The Mishna says: המהלך בדרך ושונה – “A person who is walking on the road and learning, ומפסיק ממשנתו ואומר, and he stops his learning and says, מה נאה אילן זה – ‘How beautiful is this tree,’ מעלה עליו הכתוב כאלו מתחייב בנפשו, so it’s considered as if he’s deserving of death.” You have to understand the following: It’s talking about somebody who’s “stopping” his learning. However, suppose a person is learning by saying “mah na’eh ilan zeh.” He’s saying, “How beautiful is this tree; how beautiful are the creations of Hashem! I can see the hand of Hakodosh Boruch Hu in this tree and I’m thanking Him.” And he’s learning it. Learning from the tree?! That’s something different. That’s not stopping his learning!

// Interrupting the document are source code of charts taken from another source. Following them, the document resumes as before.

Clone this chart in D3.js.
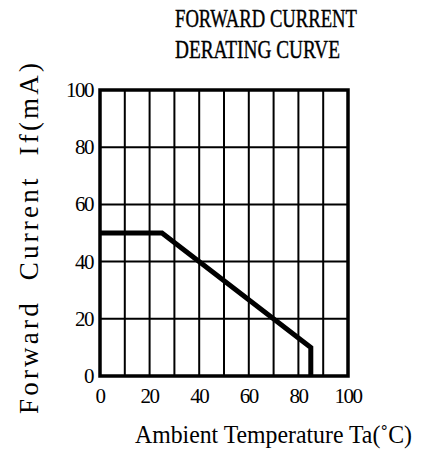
<!DOCTYPE html>
<html>
<head>
<meta charset="utf-8">
<script src="https://cdn.jsdelivr.net/npm/d3@7"></script>
<style>
  body { margin: 0; background: #fff; }
  text { font-family: "Liberation Serif", "Times New Roman", serif; fill: #000; }
</style>
</head>
<body>
<svg width="428" height="459"></svg>
<script>
// derating curve points (Ta in °C, If in mA)
var curveTa = [0, 25, 85, 85];
var curveIf = [50, 50, 10, 0];
var xTicks = [0, 20, 40, 60, 80, 100];
var yTicks = [0, 20, 40, 60, 80, 100];
var xGrid = [10, 20, 30, 40, 50, 60, 70, 80, 90];
var yGrid = [20, 40, 60, 80];
var titleLines = ["FORWARD CURRENT", "DERATING CURVE"];

var svg = d3.select("svg");
var plotL = 100, plotR = 348, plotT = 90, plotB = 376;

var x = d3.scaleLinear().domain([0, 100]).range([plotL, plotR]);
var y = d3.scaleLinear().domain([0, 100]).range([plotB, plotT]);

// grid
svg.append("g").selectAll("line")
  .data(xGrid).enter().append("line")
  .attr("x1", function (d) { return x(d); })
  .attr("x2", function (d) { return x(d); })
  .attr("y1", plotT).attr("y2", plotB)
  .attr("stroke", "#000").attr("stroke-width", 2);

svg.append("g").selectAll("line")
  .data(yGrid).enter().append("line")
  .attr("y1", function (d) { return y(d); })
  .attr("y2", function (d) { return y(d); })
  .attr("x1", plotL).attr("x2", plotR)
  .attr("stroke", "#000").attr("stroke-width", 2);

// frame
svg.append("rect")
  .attr("x", plotL).attr("y", plotT)
  .attr("width", plotR - plotL).attr("height", plotB - plotT)
  .attr("fill", "none").attr("stroke", "#000").attr("stroke-width", 3.5);

// curve
var pts = curveTa.map(function (t, i) { return [t, curveIf[i]]; });
svg.append("path")
  .datum(pts)
  .attr("d", d3.line().x(function (d) { return x(d[0]); }).y(function (d) { return y(d[1]); }))
  .attr("fill", "none").attr("stroke", "#000").attr("stroke-width", 5)
  .attr("stroke-linejoin", "miter");

// tick labels
svg.append("g").selectAll("text")
  .data(yTicks).enter().append("text")
  .attr("x", plotL - 7)
  .attr("y", function (d) { return y(d) + 7; })
  .attr("text-anchor", "end")
  .attr("font-size", 21)
  .attr("letter-spacing", -1.5)
  .text(function (d) { return d; });

svg.append("g").selectAll("text")
  .data(xTicks).enter().append("text")
  .attr("x", function (d) { return x(d); })
  .attr("y", plotB + 27)
  .attr("text-anchor", "middle")
  .attr("font-size", 21)
  .attr("letter-spacing", -1.5)
  .text(function (d) { return d; });

// title
svg.append("g").selectAll("text")
  .data(titleLines).enter().append("text")
  .attr("x", 175)
  .attr("y", function (d, i) { return 27 + i * 31; })
  .attr("font-size", 25)
  .attr("stroke", "#000").attr("stroke-width", 0.4)
  .attr("textLength", function (d, i) { return i === 0 ? 182 : 165; })
  .attr("lengthAdjust", "spacingAndGlyphs")
  .text(function (d) { return d; });

// axis titles
svg.append("text")
  .attr("x", 135).attr("y", 443)
  .attr("font-size", 25)
  .attr("textLength", 277)
  .attr("lengthAdjust", "spacingAndGlyphs")
  .text("Ambient Temperature Ta(\u02DAC)");

svg.append("text")
  .attr("transform", "translate(38,414) rotate(-90)")
  .attr("font-size", 27)
  .attr("textLength", 351)
  .attr("lengthAdjust", "spacing")
  .attr("xml:space", "preserve")
  .style("white-space", "pre")
  .text("Forward  Current  If(mA)");
</script>
</body>
</html>
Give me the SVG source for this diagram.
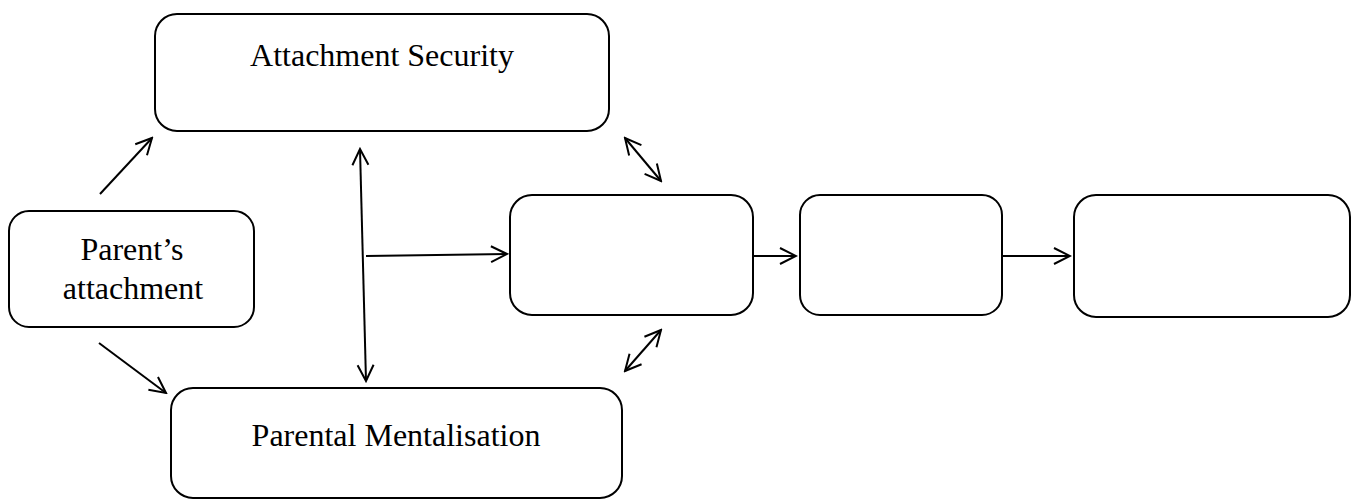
<svg xmlns="http://www.w3.org/2000/svg" width="1352" height="503" viewBox="0 0 1352 503">
<style>
.box{fill:#fff;stroke:#000;stroke-width:2}
.t{font-family:"Liberation Serif",serif;font-size:32px;fill:#000;text-anchor:middle}
.c{stroke:#000;stroke-width:2;fill:none}
</style>
<defs>
<marker id="ah" viewBox="0 0 20 20" refX="18" refY="10" markerWidth="20" markerHeight="20" markerUnits="userSpaceOnUse" orient="auto-start-reverse">
<path d="M2,2 L18,10 L2,18" fill="none" stroke="#000" stroke-width="2"/>
</marker>
</defs>
<rect width="1352" height="503" fill="#fff"/>
<g id="attachment-security"><rect class="box" x="155" y="14" width="454" height="117" rx="22"/><text class="t" x="382" y="66">Attachment Security</text></g>
<g id="parents-attachment"><rect class="box" x="9" y="211" width="245" height="116" rx="20"/><text class="t" x="132" y="260">Parent’s</text><text class="t" x="133" y="299">attachment</text></g>
<g id="parental-mentalisation"><rect class="box" x="171" y="388" width="451" height="110" rx="22"/><text class="t" x="396" y="446">Parental Mentalisation</text></g>
<g id="box-center"><rect class="box" x="510" y="195" width="243" height="120" rx="22"/></g>
<g id="box-2"><rect class="box" x="800" y="195" width="202" height="120" rx="20"/></g>
<g id="box-3"><rect class="box" x="1074" y="195" width="276" height="122" rx="22"/></g>
<g id="connectors">
<line class="c" x1="100" y1="194" x2="152" y2="138" marker-end="url(#ah)"/>
<line class="c" x1="99" y1="343" x2="166" y2="393" marker-end="url(#ah)"/>
<line class="c" x1="360" y1="149" x2="366" y2="381" marker-start="url(#ah)" marker-end="url(#ah)"/>
<line class="c" x1="366" y1="256" x2="507" y2="254" marker-end="url(#ah)"/>
<line class="c" x1="625" y1="138" x2="661" y2="181" marker-start="url(#ah)" marker-end="url(#ah)"/>
<line class="c" x1="661" y1="330" x2="625" y2="371" marker-start="url(#ah)" marker-end="url(#ah)"/>
<line class="c" x1="754" y1="256" x2="796" y2="256" marker-end="url(#ah)"/>
<line class="c" x1="1002" y1="256" x2="1070" y2="256" marker-end="url(#ah)"/>
</g>
</svg>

So the person who stops learning and he just states an idle remark, “How beautiful is this tree,” but not because he’s studying Chovos Halevovos Shaar Habechina, then certainly he’s doing wrong. It’s the same as stopping and saying, “I want to smoke a cigarette.” He gets no mitzvah stopping for that. Just like there’s no mitzvah by stopping to enjoy a tree. What difference does it make, a cigarette or a tree?
But if he’s enjoying it in order to see the chochmas Hashem and chesed Hashem, and to express his gratitude to Hakodosh Boruch Hu, that’s not stopping. Suppose a person is learning Bava Kama, and he stops Bava Kama to learn Bava Metziah in the middle, is it a sin? What of it? It’s stopping Torah to learn Torah.